There are 3 teaching goals that I advocate will help someone become a better teacher and a better science communicator:
- Backward Design and Teaching like a Scientist. Backward design, as illustrated above, is a framework for designing courses by focusing on your learning objectives first and building from there. This system is analogous to communicating science to the public. It’s important to think about what you want your audience to take home before you decide what you are going to say, and how you are going to design your arguments. This approach is similar to how we approach a scientific question, designing a hypothesis, developing methods to test our hypothesis (assessment), and conducting the experiment. Teaching like a scientist can help you become a better educator and science communicator.
- Give up control of your classroom. The traditional way to learn is to listen to an orator discuss a topic and explain complex concepts. While this method is very ingrained in higher education, it is not as effective as actively engaging students in their own learning process, no matter the topic. By giving up control of the knowledge dissemination, you as the instructor are providing open conceptual space to students to teach themselves, a much more effective learning process. There are numerous examples of this style of teaching in action, but one that comes to mind is having students overcome their evolutionary misconceptions by working them out themselves as opposed to being told the correct science. Throwing information at students, and the public, is not effective at changing minds. Keeping this in mind when teaching students will also prepare you for communicating science to the general public.

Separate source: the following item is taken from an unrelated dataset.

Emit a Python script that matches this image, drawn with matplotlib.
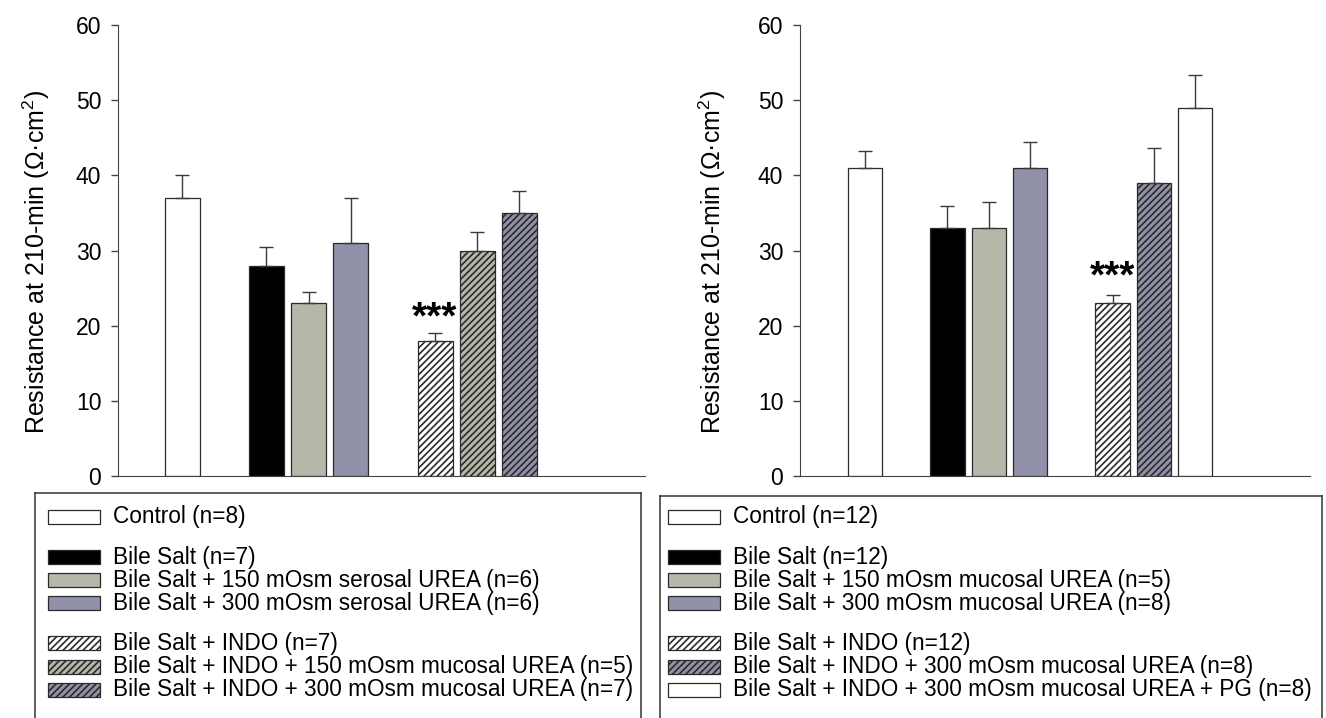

- Practice, Practice, Practice. Practice makes perfect is not cliche. It’s the truth. If you don’t have an opportunity to teach a course on your own or co-teach a course, try guest lecturing, or giving public talks. Even volunteering to give presentations at local elementary/high schools is good practice for becoming a better instructor and communicator. As scientists, we live in a sea of jargon. Learning the ways to disseminate complex information in simple language is a skill that will not only benefit you as a teacher and communicator, but also help you better present your own science and research to the greater scientific community.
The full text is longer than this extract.